#### [WHAT YOU HAVE TO DO]
Images are not part of the copy; write out the rest of the data exactly as given.

## Begin SUPPLIED DATA

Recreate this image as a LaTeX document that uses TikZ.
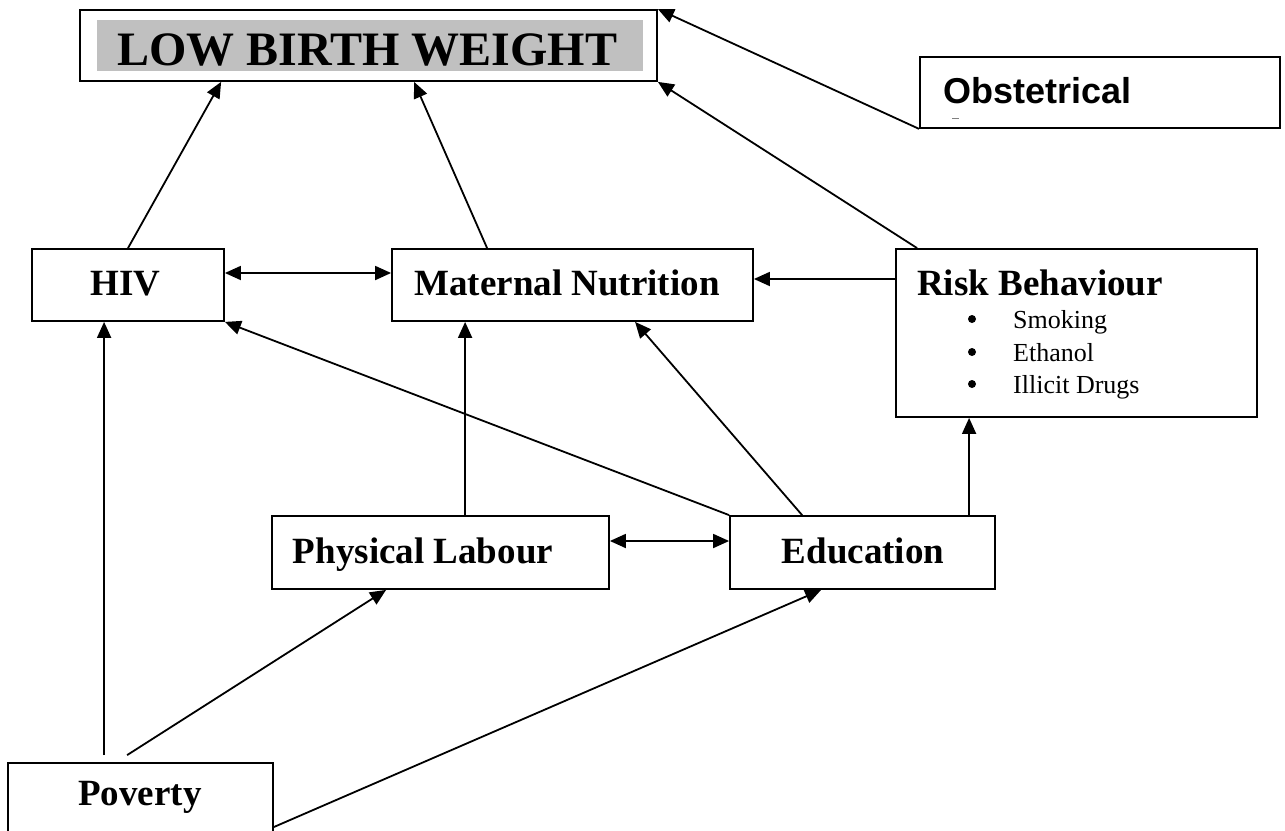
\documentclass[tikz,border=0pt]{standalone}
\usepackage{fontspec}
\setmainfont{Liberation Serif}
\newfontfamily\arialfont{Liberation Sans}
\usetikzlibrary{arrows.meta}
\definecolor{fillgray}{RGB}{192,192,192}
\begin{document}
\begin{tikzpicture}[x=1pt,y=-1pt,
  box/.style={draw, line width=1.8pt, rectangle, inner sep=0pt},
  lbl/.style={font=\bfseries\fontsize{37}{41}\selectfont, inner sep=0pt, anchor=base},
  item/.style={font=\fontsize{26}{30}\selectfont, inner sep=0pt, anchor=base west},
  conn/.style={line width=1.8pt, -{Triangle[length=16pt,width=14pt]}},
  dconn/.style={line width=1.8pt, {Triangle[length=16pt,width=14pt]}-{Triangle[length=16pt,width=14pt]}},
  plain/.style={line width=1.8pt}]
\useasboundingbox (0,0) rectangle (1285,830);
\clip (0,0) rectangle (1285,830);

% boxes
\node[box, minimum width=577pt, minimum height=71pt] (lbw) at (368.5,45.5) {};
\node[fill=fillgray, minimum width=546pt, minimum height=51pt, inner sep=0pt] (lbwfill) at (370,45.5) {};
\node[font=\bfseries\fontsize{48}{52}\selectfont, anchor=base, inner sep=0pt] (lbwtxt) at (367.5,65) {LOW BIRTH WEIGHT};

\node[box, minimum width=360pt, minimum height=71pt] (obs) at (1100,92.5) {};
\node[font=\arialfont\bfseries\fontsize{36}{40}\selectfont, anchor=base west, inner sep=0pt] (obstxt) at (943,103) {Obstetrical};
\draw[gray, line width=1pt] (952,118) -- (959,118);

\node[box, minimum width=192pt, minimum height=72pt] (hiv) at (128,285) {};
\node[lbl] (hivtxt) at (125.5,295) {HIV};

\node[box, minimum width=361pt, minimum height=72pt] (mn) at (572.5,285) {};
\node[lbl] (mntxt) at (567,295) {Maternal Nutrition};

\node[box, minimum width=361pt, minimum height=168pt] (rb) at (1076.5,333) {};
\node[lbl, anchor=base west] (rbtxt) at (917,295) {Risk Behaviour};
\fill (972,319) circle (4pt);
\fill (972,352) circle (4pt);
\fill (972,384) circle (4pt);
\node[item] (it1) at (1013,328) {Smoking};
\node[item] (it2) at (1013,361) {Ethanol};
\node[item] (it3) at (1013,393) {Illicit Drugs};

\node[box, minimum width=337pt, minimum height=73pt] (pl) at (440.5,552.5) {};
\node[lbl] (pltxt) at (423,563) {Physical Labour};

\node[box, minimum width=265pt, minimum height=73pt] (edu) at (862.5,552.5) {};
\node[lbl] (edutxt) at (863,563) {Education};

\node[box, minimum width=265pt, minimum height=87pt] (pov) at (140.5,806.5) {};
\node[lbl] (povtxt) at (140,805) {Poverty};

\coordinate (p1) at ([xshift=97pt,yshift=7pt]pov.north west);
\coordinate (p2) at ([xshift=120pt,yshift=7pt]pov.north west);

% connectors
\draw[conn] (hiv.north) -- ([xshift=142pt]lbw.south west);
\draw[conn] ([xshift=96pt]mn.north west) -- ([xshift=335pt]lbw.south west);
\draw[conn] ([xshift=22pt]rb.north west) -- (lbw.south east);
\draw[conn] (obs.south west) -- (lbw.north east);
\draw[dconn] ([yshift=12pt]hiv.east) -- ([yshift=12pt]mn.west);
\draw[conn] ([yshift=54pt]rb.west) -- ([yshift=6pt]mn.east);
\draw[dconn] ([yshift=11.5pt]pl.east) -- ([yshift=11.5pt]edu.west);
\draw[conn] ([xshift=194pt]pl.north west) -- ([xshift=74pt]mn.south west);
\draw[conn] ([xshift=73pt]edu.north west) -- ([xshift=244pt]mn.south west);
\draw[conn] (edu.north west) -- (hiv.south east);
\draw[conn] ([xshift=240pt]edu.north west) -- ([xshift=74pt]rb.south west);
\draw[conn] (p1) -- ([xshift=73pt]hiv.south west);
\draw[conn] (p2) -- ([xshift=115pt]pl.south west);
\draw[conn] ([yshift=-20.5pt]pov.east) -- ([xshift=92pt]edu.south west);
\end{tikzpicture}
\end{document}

## End SUPPLIED DATA

#### [ANSWER]
Recreate this image as a LaTeX document that uses TikZ.
\documentclass[tikz,border=0pt]{standalone}
\usepackage{fontspec}
\setmainfont{Liberation Serif}
\newfontfamily\arialfont{Liberation Sans}
\usetikzlibrary{arrows.meta}
\definecolor{fillgray}{RGB}{192,192,192}
\begin{document}
\begin{tikzpicture}[x=1pt,y=-1pt,
  box/.style={draw, line width=1.8pt, rectangle, inner sep=0pt},
  lbl/.style={font=\bfseries\fontsize{37}{41}\selectfont, inner sep=0pt, anchor=base},
  item/.style={font=\fontsize{26}{30}\selectfont, inner sep=0pt, anchor=base west},
  conn/.style={line width=1.8pt, -{Triangle[length=16pt,width=14pt]}},
  dconn/.style={line width=1.8pt, {Triangle[length=16pt,width=14pt]}-{Triangle[length=16pt,width=14pt]}},
  plain/.style={line width=1.8pt}]
\useasboundingbox (0,0) rectangle (1285,830);
\clip (0,0) rectangle (1285,830);

% boxes
\node[box, minimum width=577pt, minimum height=71pt] (lbw) at (368.5,45.5) {};
\node[fill=fillgray, minimum width=546pt, minimum height=51pt, inner sep=0pt] (lbwfill) at (370,45.5) {};
\node[font=\bfseries\fontsize{48}{52}\selectfont, anchor=base, inner sep=0pt] (lbwtxt) at (367.5,65) {LOW BIRTH WEIGHT};

\node[box, minimum width=360pt, minimum height=71pt] (obs) at (1100,92.5) {};
\node[font=\arialfont\bfseries\fontsize{36}{40}\selectfont, anchor=base west, inner sep=0pt] (obstxt) at (943,103) {Obstetrical};
\draw[gray, line width=1pt] (952,118) -- (959,118);

\node[box, minimum width=192pt, minimum height=72pt] (hiv) at (128,285) {};
\node[lbl] (hivtxt) at (125.5,295) {HIV};

\node[box, minimum width=361pt, minimum height=72pt] (mn) at (572.5,285) {};
\node[lbl] (mntxt) at (567,295) {Maternal Nutrition};

\node[box, minimum width=361pt, minimum height=168pt] (rb) at (1076.5,333) {};
\node[lbl, anchor=base west] (rbtxt) at (917,295) {Risk Behaviour};
\fill (972,319) circle (4pt);
\fill (972,352) circle (4pt);
\fill (972,384) circle (4pt);
\node[item] (it1) at (1013,328) {Smoking};
\node[item] (it2) at (1013,361) {Ethanol};
\node[item] (it3) at (1013,393) {Illicit Drugs};

\node[box, minimum width=337pt, minimum height=73pt] (pl) at (440.5,552.5) {};
\node[lbl] (pltxt) at (423,563) {Physical Labour};

\node[box, minimum width=265pt, minimum height=73pt] (edu) at (862.5,552.5) {};
\node[lbl] (edutxt) at (863,563) {Education};

\node[box, minimum width=265pt, minimum height=87pt] (pov) at (140.5,806.5) {};
\node[lbl] (povtxt) at (140,805) {Poverty};

\coordinate (p1) at ([xshift=97pt,yshift=7pt]pov.north west);
\coordinate (p2) at ([xshift=120pt,yshift=7pt]pov.north west);

% connectors
\draw[conn] (hiv.north) -- ([xshift=142pt]lbw.south west);
\draw[conn] ([xshift=96pt]mn.north west) -- ([xshift=335pt]lbw.south west);
\draw[conn] ([xshift=22pt]rb.north west) -- (lbw.south east);
\draw[conn] (obs.south west) -- (lbw.north east);
\draw[dconn] ([yshift=12pt]hiv.east) -- ([yshift=12pt]mn.west);
\draw[conn] ([yshift=54pt]rb.west) -- ([yshift=6pt]mn.east);
\draw[dconn] ([yshift=11.5pt]pl.east) -- ([yshift=11.5pt]edu.west);
\draw[conn] ([xshift=194pt]pl.north west) -- ([xshift=74pt]mn.south west);
\draw[conn] ([xshift=73pt]edu.north west) -- ([xshift=244pt]mn.south west);
\draw[conn] (edu.north west) -- (hiv.south east);
\draw[conn] ([xshift=240pt]edu.north west) -- ([xshift=74pt]rb.south west);
\draw[conn] (p1) -- ([xshift=73pt]hiv.south west);
\draw[conn] (p2) -- ([xshift=115pt]pl.south west);
\draw[conn] ([yshift=-20.5pt]pov.east) -- ([xshift=92pt]edu.south west);
\end{tikzpicture}
\end{document}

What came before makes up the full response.